Install Kubernetes (Master Node)

bash install_k8s_master_node.sh

check if the master node's is under untiant

kubectl describe node <node_name> | grep -i taint

if not untaint and the master node is also regard as a computing node, untiant the node

kubectl taint node `hostname` node-role.kubernetes.io/control-plane:NoSchedule-
kubectl taint node `hostname` node-role.kubernetes.io/master:NoSchedule-

Install Kubernetes (Node)

bash install_k8s_node.sh

Then join the master node after install nvidia-container-toolkit shown below

# check the join command
kubeadm token create --print-join-command
# follow the command prompted and join the node to the master node
kubeadm join <ip:port> --token <the_join_token>

Install/configure nvidia-container-toolkit (both Master and Node)

bash install_nvidia_container_toolkit.sh

Install and deploy nvidia-device-plugin: (only the Master)

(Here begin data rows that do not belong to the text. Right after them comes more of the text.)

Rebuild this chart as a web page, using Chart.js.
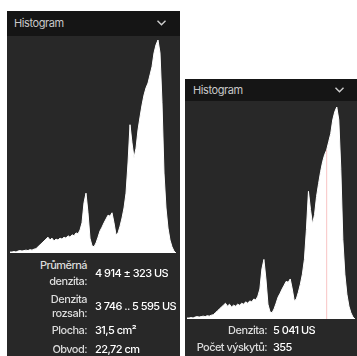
<!DOCTYPE html>
<html>
<head>
<meta charset="utf-8">
<script src="https://cdn.jsdelivr.net/npm/chart.js@4"></script>
<style>
  html, body { margin: 0; padding: 0; background: #fff; width: 357px; height: 356px; overflow: hidden; }
  body { position: relative; font-family: Inter, Roboto, sans-serif; }
  .panel { position: absolute; background: #282828; }
  .head { position: absolute; left: 0; top: 0; right: 0; background: #151515; color: #c9c9c9; font-size: 11px; letter-spacing: -0.4px; }
  .head svg { position: absolute; }
  .panel canvas { position: absolute; }
  .t { position: absolute; font-size: 11px; line-height: 12px; letter-spacing: -0.55px; white-space: nowrap; font-weight: 500; }
  .lbl { color: #dcdcdc; text-align: right; }
  .val { color: #fff; }
</style>
</head>
<body>

<div class="panel" id="leftPanel" style="left:7px; top:11px; width:173px; height:345px;">
  <div class="head" style="height:25px; line-height:25px; padding-left:7px;">Histogram
    <svg style="left:150px; top:9px;" width="9" height="6" viewBox="0 0 9 6"><polyline points="0.5,0.8 4.5,4.8 8.5,0.8" fill="none" stroke="#cfcfcf" stroke-width="1.4"/></svg>
  </div>
  <canvas id="histLeft" width="166" height="213" style="left:3px; top:29px;"></canvas>
</div>

<div class="panel" id="rightPanel" style="left:185px; top:79px; width:172px; height:277px;">
  <div class="head" style="height:22px; line-height:22px; padding-left:8px;">Histogram
    <svg style="left:150px; top:8px;" width="9" height="6" viewBox="0 0 9 6"><polyline points="0.5,0.8 4.5,4.8 8.5,0.8" fill="none" stroke="#cfcfcf" stroke-width="1.4"/></svg>
  </div>
  <canvas id="histRight" width="168" height="212" style="left:2px; top:28px;"></canvas>
</div>

<!-- left stats -->
<div class="t lbl" style="right:270px; top:259px;">Průměrná</div>
<div class="t lbl" style="right:270px; top:275px;">denzita:</div>
<div class="t val" style="left:95px; top:267px;">4 914 ± 323 US</div>
<div class="t lbl" style="right:270px; top:293px;">Denzita</div>
<div class="t lbl" style="right:270px; top:307px;">rozsah:</div>
<div class="t val" style="left:95px; top:300px;">3 746 .. 5 595 US</div>
<div class="t lbl" style="right:270px; top:324px;">Plocha:</div>
<div class="t val" style="left:95px; top:324px;">31,5 cm²</div>
<div class="t lbl" style="right:270px; top:343px;">Obvod:</div>
<div class="t val" style="left:95px; top:343px;">22,72 cm</div>

<!-- right stats -->
<div class="t lbl" style="right:90px; top:324px;">Denzita:</div>
<div class="t val" style="left:273px; top:324px;">5 041 US</div>
<div class="t lbl" style="right:90px; top:341px;">Počet výskytů:</div>
<div class="t val" style="left:273px; top:341px;">355</div>

<script>
// histogram bins (density in US), counts
const binStart = 3109;
const binWidth = 28;
const counts = [
  2, 2, 3, 2, 4, 5, 4, 5, 6, 5,
  7, 6, 8, 9, 13, 17, 21, 25, 29, 33,
  27, 31, 25, 29, 27, 31, 29, 33, 31, 36,
  33, 38, 36, 42, 40, 48, 63, 105, 125, 84,
  31, 15, 13, 21, 33, 46, 54, 63, 71, 79,
  77, 84, 63, 38, 42, 56, 73, 94, 125, 188,
  268, 230, 199, 219, 257, 284, 309, 330, 345, 355,
  372, 389, 418, 435, 445, 418, 314, 167, 94, 52,
  27, 13, 4, 0
];
const selectedDensity = 5041;
const selectedCount = 355;

const maxCount = Math.max(...counts);
const points = counts.map((c, i) => ({ x: binStart + i * binWidth, y: c }));

function histogramConfig(withMarker) {
  const datasets = [];
  if (withMarker) {
    datasets.push({
      data: [{ x: selectedDensity, y: 0 }, { x: selectedDensity, y: selectedCount }],
      borderColor: 'rgba(230, 60, 60, 0.3)',
      borderWidth: 1,
      pointRadius: 0,
      fill: false
    });
  }
  datasets.push({
    data: points,
    borderColor: '#ffffff',
    borderWidth: 1,
    backgroundColor: '#ffffff',
    pointRadius: 0,
    tension: 0,
    fill: 'origin'
  });
  return {
    type: 'line',
    data: { datasets },
    options: {
      responsive: false,
      animation: false,
      devicePixelRatio: 1,
      clip: false,
      layout: { padding: 0 },
      plugins: { legend: { display: false }, tooltip: { enabled: false } },
      scales: {
        x: { type: 'linear', display: false, min: binStart, max: binStart + (counts.length - 1) * binWidth },
        y: { display: false, min: 0, max: maxCount }
      }
    }
  };
}

new Chart(document.getElementById('histLeft'), histogramConfig(false));
new Chart(document.getElementById('histRight'), histogramConfig(true));
</script>
</body>
</html>
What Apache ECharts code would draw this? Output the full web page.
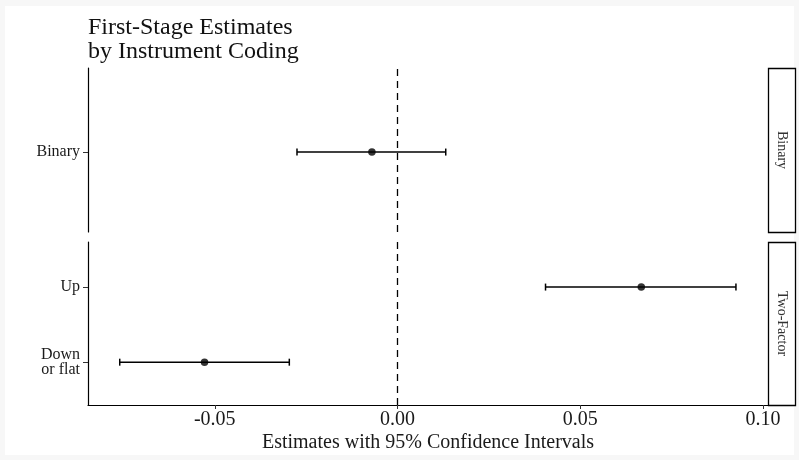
<!DOCTYPE html>
<html>
<head>
<meta charset="utf-8">
<script src="https://cdn.jsdelivr.net/npm/echarts@6/dist/echarts.min.js"></script>
<style>
  html, body { margin: 0; padding: 0; background: #f7f7f7; }
  #chart { width: 799px; height: 460px; }
</style>
</head>
<body>
<div id="chart"></div>
<script>
// facets and terms (level 1 = bottom row inside a facet)
var panels = ['Binary', 'Two-Factor'];
var terms = ['Binary', 'Up', 'Down\nor flat'];
var termPanel = [0, 1, 1];
var termLevel = [1, 2, 1];
var estimates = [-0.0070, 0.0667, -0.0528];
var lower = [-0.0275, 0.0405, -0.0760];
var upper = [0.0132, 0.0926, -0.0296];
var xTicks = [-0.05, 0.00, 0.05, 0.10];

var FONT = '"Liberation Serif", "DejaVu Serif", serif';
var GL = 88, GR = 768;
var panelTop = [68, 242], panelH = [164, 163];
var yRange = [[0.415, 1.615], [0.43, 2.6]];
var xMin = -0.08468, xMax = 0.10137;

var chart = echarts.init(document.getElementById('chart'));

var grids = [], xAxes = [], yAxes = [], series = [], graphics = [];

graphics.push({
  type: 'rect', z: -10, silent: true,
  shape: {x: 5, y: 6, width: 789, height: 449},
  style: {fill: '#ffffff'}
});

panels.forEach(function(name, p) {
  var bottom = p === panels.length - 1;
  grids.push({left: GL, width: GR - GL, top: panelTop[p], height: panelH[p]});

  xAxes.push({
    type: 'value', gridIndex: p, min: xMin, max: xMax,
    name: bottom ? 'Estimates with 95% Confidence Intervals' : '',
    nameLocation: 'middle', nameGap: 28,
    nameTextStyle: {fontFamily: FONT, fontSize: 20, color: '#1a1a1a'},
    axisLine: {show: bottom, onZero: false, lineStyle: {color: '#000', width: 1.2}},
    axisTick: {show: bottom, length: 4, customValues: xTicks, lineStyle: {color: '#333', width: 1}},
    axisLabel: {show: bottom, customValues: xTicks, margin: 5, fontFamily: FONT, fontSize: 20, color: '#1a1a1a',
      formatter: function(v) { return v.toFixed(2); }},
    splitLine: {show: false}
  });

  var levels = [];
  termLevel.forEach(function(l, i) { if (termPanel[i] === p) levels.push(l); });
  yAxes.push({
    type: 'value', gridIndex: p, min: yRange[p][0], max: yRange[p][1],
    axisLine: {show: true, onZero: false, lineStyle: {color: '#000', width: 1.2}},
    axisTick: {show: true, length: 5, customValues: levels, lineStyle: {color: '#333', width: 1}},
    axisLabel: {customValues: levels, margin: 8, fontFamily: FONT, fontSize: 16, lineHeight: 15, color: '#1a1a1a',
      formatter: function(v) {
        for (var i = 0; i < terms.length; i++) {
          if (termPanel[i] === p && termLevel[i] === Math.round(v)) return terms[i];
        }
        return '';
      }},
    splitLine: {show: false}
  });

  var bars = [], pts = [];
  terms.forEach(function(t, i) {
    if (termPanel[i] !== p) return;
    bars.push([lower[i], upper[i], termLevel[i]]);
    pts.push([estimates[i], termLevel[i]]);
  });

  series.push({
    type: 'custom', xAxisIndex: p, yAxisIndex: p, silent: true, z: 3,
    data: bars,
    renderItem: function(params, api) {
      var a = api.coord([api.value(0), api.value(2)]);
      var b = api.coord([api.value(1), api.value(2)]);
      var h = 3.5;
      var st = {stroke: '#000', lineWidth: 1.5, fill: null};
      return {type: 'group', children: [
        {type: 'line', shape: {x1: a[0], y1: a[1], x2: b[0], y2: b[1]}, style: st},
        {type: 'line', shape: {x1: a[0], y1: a[1] - h, x2: a[0], y2: a[1] + h}, style: st},
        {type: 'line', shape: {x1: b[0], y1: b[1] - h, x2: b[0], y2: b[1] + h}, style: st}
      ]};
    }
  });

  series.push({
    type: 'scatter', xAxisIndex: p, yAxisIndex: p, silent: true, z: 4,
    symbol: 'circle', symbolSize: 7.5,
    itemStyle: {color: '#000'},
    data: pts,
    markLine: {
      silent: true, symbol: 'none', label: {show: false},
      lineStyle: {color: '#000', width: 1.3, type: [7, 5]},
      data: [{xAxis: 0}]
    }
  });

  // facet strip on the right
  graphics.push({
    type: 'rect', silent: true,
    shape: {x: GR + 0.5, y: panelTop[p] + 0.5, width: 27, height: panelH[p]},
    style: {fill: '#fff', stroke: '#000', lineWidth: 1.3}
  });
  graphics.push({
    type: 'text', silent: true,
    x: GR + 14, y: panelTop[p] + panelH[p] / 2,
    rotation: -Math.PI / 2,
    style: {text: name, fontFamily: FONT, fontSize: 14, fill: '#333',
      align: 'center', verticalAlign: 'middle'}
  });
});

chart.setOption({
  animation: false,
  backgroundColor: '#f7f7f7',
  title: {
    text: 'First-Stage Estimates\nby Instrument Coding',
    left: GL - 5, top: 11,
    textStyle: {fontFamily: FONT, fontSize: 24, lineHeight: 23.5, fontWeight: 'normal', color: '#111'}
  },
  grid: grids,
  xAxis: xAxes,
  yAxis: yAxes,
  series: series,
  graphic: graphics
});
</script>
</body>
</html>
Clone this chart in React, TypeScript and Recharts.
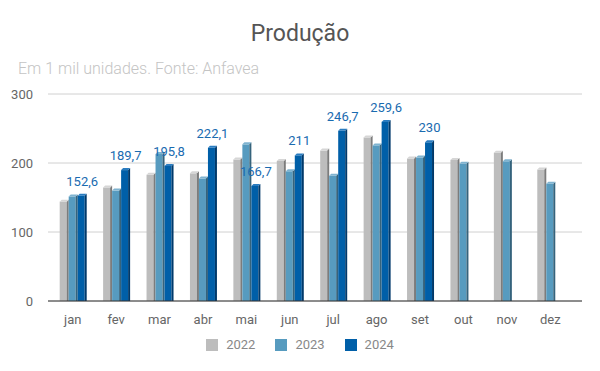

kubectl create -f https://raw.githubusercontent.com/NVIDIA/k8s-device-plugin/v0.13.0/nvidia-device-plugin.yml

2. Deployment:

clone repo:

git clone git@github.com:YukioZzz/FaST.git

pull submodules:

git submodule init && git submodule update --recursive --remote

install prerequisites and deploy components:

bash ./deploy.sh

apply test function:

kubectl apply -f FaSTAutoscaler/config/samples/fastsvc_v1_fastsvc.yaml

load test(remember to edit gateway ip):

cd faas-share-test/MLPerf-based-workloads/resnet/client && k6 run k6.js

Publication

If you use FaST-GShare, please cite us:

@inproceedings{gu2023fast,
  title={FaST-GShare: Enabling Efficient Spatio-Temporal GPU Sharing in Serverless Computing for Deep Learning Inference},
  author={Gu, Jianfeng and Zhu, Yichao and Wang, Puxuan and Chadha, Mohak and Gerndt, Michael},
  booktitle={Proceedings of the 52nd International Conference on Parallel Processing},
  pages={635--644},
  year={2023}
}